- Rendering of the tower
- Interactive map of the Queen City Landing area

General information
- Status: Never built
- Type: Mixed-use residential
- Location: Immediately northwest of Ohio Street and Furhmann Boulevard, Buffalo, New York
- Coordinates: 42°51′11″N 78°52′03″W﻿ / ﻿42.853176°N 78.867624°W
- Groundbreaking: April 17, 2017
- Estimated completion: undetermined
- Cost: $60 million-$85 million

Height
- Roof: 324 ft (99 m)

Technical details
- Floor count: 20

Design and construction
- Architect: Trautman Associates
- Developer: Gerald Buchheit
- Main contractor: R&P Oak Hill

References
- www.queencitylanding.com

= Queen City Landing =

Unbuilt skyscraper in Buffalo, New York

Queen City Landing was an approved residential tower proposal by developer Gerald Buchheit on the Outer Harbor of Buffalo, New York. Preparation work included the demolition of a 6-story warehouse formerly operated by Freezer Queen Foods and the project was planned to have approximately 200 apartment units. Upon completion, it would have been the 6th-tallest building in Buffalo and the 13th-tallest in Upstate New York, with a height of 324 feet and 23 floors.

The tower was targeted in a lawsuit by local environmentalists out of concern that it posed a danger to bird migration, given its proximity to the Tifft Nature Preserve, and how the city board did not conduct a full environmental study on the site.
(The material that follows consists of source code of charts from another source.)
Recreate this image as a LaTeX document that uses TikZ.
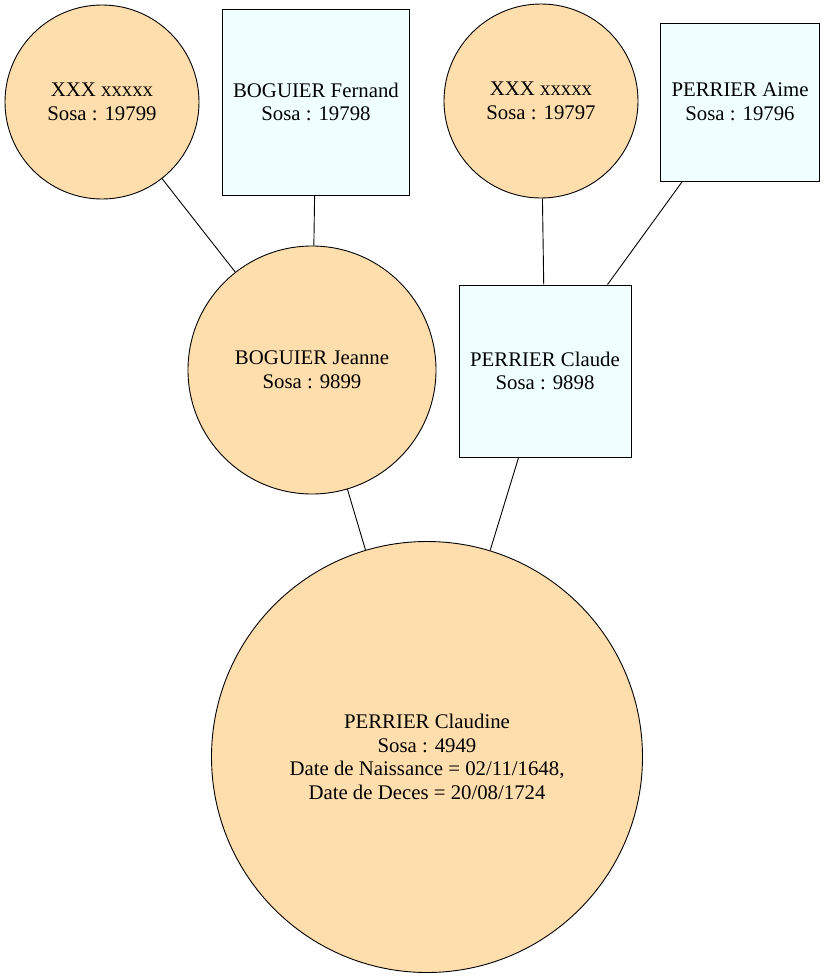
\documentclass[tikz,border=0pt]{standalone}
\usepackage{fontspec}
\setmainfont{Liberation Serif}
\definecolor{femme}{HTML}{FFDEAD}
\definecolor{homme}{HTML}{F0FFFF}

\begin{document}
\begin{tikzpicture}[x=1pt,y=-1pt,
    person/.style={draw, line width=0.9pt, align=center, inner sep=0pt,
        font=\fontsize{20.8}{23.5}\selectfont},
    female/.style={person, circle, fill=femme},
    male/.style={person, rectangle, fill=homme},
    link/.style={line width=0.9pt}]
\useasboundingbox (0,0) rectangle (826,980);

\node[female, minimum size=194] (s19799) at (102,102) {XXX xxxxx\\Sosa : 19799};
\node[male, minimum width=187, minimum height=186] (s19798) at (316,102) {BOGUIER Fernand\\Sosa : 19798};
\node[female, minimum size=194] (s19797) at (541,101) {XXX xxxxx\\Sosa : 19797};
\node[male, minimum width=159, minimum height=158] (s19796) at (740,102) {PERRIER Aime\\Sosa : 19796};
\node[female, minimum size=248] (s9899) at (312,370) {BOGUIER Jeanne\\Sosa : 9899};
\node[male, minimum width=172, minimum height=172] (s9898) at (545,371) {PERRIER Claude\\Sosa : 9898};
\node[female, minimum size=431] (s4949) at (427,757) {PERRIER Claudine\\Sosa : 4949\\Date de Naissance = 02/11/1648,\\Date de Deces = 20/08/1724};

\draw[link] (s19799) -- (s9899);
\draw[link] (s19798) -- (s9899);
\draw[link] (s19797) -- (s9898);
\draw[link] (s19796) -- (s9898);
\draw[link] (s9899) -- (s4949);
\draw[link] (s9898) -- (s4949);
\end{tikzpicture}
\end{document}
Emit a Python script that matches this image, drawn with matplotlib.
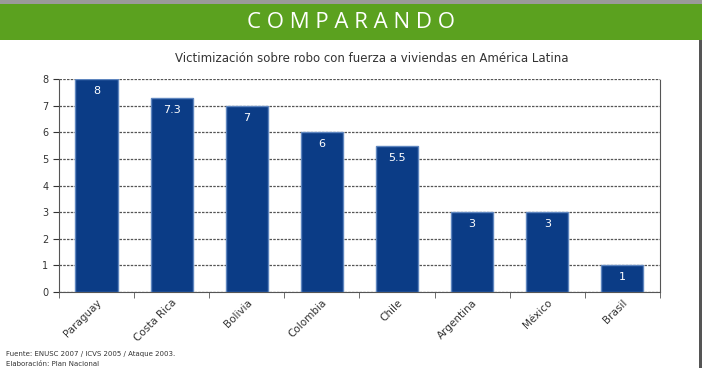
import matplotlib.pyplot as plt
import numpy as np
from matplotlib.patches import Rectangle

# Data
paises = ["Paraguay", "Costa Rica", "Bolivia", "Colombia", "Chile",
          "Argentina", "México", "Brasil"]
valores = [8, 7.3, 7, 6, 5.5, 3, 3, 1]
etiquetas = ["8", "7.3", "7", "6", "5.5", "3", "3", "1"]

fig = plt.figure(figsize=(7.02, 3.68), dpi=100)

# Green banner on top
fig.patches.append(Rectangle((0, 0.89), 1, 0.10, transform=fig.transFigure,
                             facecolor="#5ba11f", edgecolor="none"))
fig.patches.append(Rectangle((0, 0.99), 1, 0.01, transform=fig.transFigure,
                             facecolor="#9a9a9a", edgecolor="none"))
fig.patches.append(Rectangle((0.996, 0), 0.004, 0.89, transform=fig.transFigure,
                             facecolor="#555555", edgecolor="none"))
fig.text(0.5, 0.94, "C O M P A R A N D O", color="white", fontsize=16,
         ha="center", va="center", family="Open Sans")

fig.text(0.53, 0.84, "Victimización sobre robo con fuerza a viviendas en América Latina",
         ha="center", va="center", fontsize=8.5, color="#333333")

ax = fig.add_axes([0.084, 0.2065, 0.856, 0.5785])
x = np.arange(len(paises))
bars = ax.bar(x, valores, width=0.56, color="#0b3c86", edgecolor="#5f86bf",
              linewidth=1, zorder=3)

for xi, v, t in zip(x, valores, etiquetas):
    ax.text(xi, v - 0.45, t, color="white", ha="center", va="center",
            fontsize=8, zorder=4)

ax.set_xlim(-0.5, len(paises) - 0.5)
ax.set_ylim(0, 8)
ax.set_yticks(range(0, 9))
ax.yaxis.grid(True, linestyle=(0, (2, 1)), color="#555555", linewidth=0.9, zorder=0)
ax.set_xticks(x)
ax.set_xticklabels(paises, rotation=45, ha="right", rotation_mode="anchor",
                   fontsize=7.5, color="#333333")
ax.set_xticks(np.arange(-0.5, len(paises), 1), minor=True)
ax.tick_params(axis="x", which="major", length=0, pad=4)
ax.tick_params(axis="x", which="minor", length=4, color="#555555")
ax.tick_params(axis="y", labelsize=7, colors="#333333", length=4)
for s in ["left", "bottom", "right"]:
    ax.spines[s].set_color("#555555")
    ax.spines[s].set_linestyle((0, (2, 1)))
ax.spines["top"].set_visible(False)

fig.text(0.008, 0.038, "Fuente: ENUSC 2007 / ICVS 2005 / Ataque 2003.",
         fontsize=5, color="#333333", ha="left", va="center")
fig.text(0.008, 0.002, "Elaboración: Plan Nacional", fontsize=5, color="#333333",
         ha="left", va="bottom")

fig.savefig("out.png", dpi=100)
However, on many occasions, a state Supreme Court judge upheld the city board's decision to build the tower and also ruled that the city acted properly in its environmental study. Bucheit completed the environmental cleanup of the site in late 2018.

On November 18, 2019, Bucheit announced a slight change in the tower's design. The building would be reduced to 20 stories and would be moved further away from the water, in addition to occupying 30 percent less land. The new finish date was tentatively projected to 2021. In addition, Bucheit also added plans for a surrounding neighborhood around the main tower complete with two 6-story apartment buildings, a cluster of 3-story townhouses, and more public space. However, in light of the COVID-19 pandemic, continued resistance from the plaintiffs, and an inability to secure public funding from the city, the project was "suspended indefinitely" in March 2020 and presumably canceled for good the following year when the developer listed the property for sale.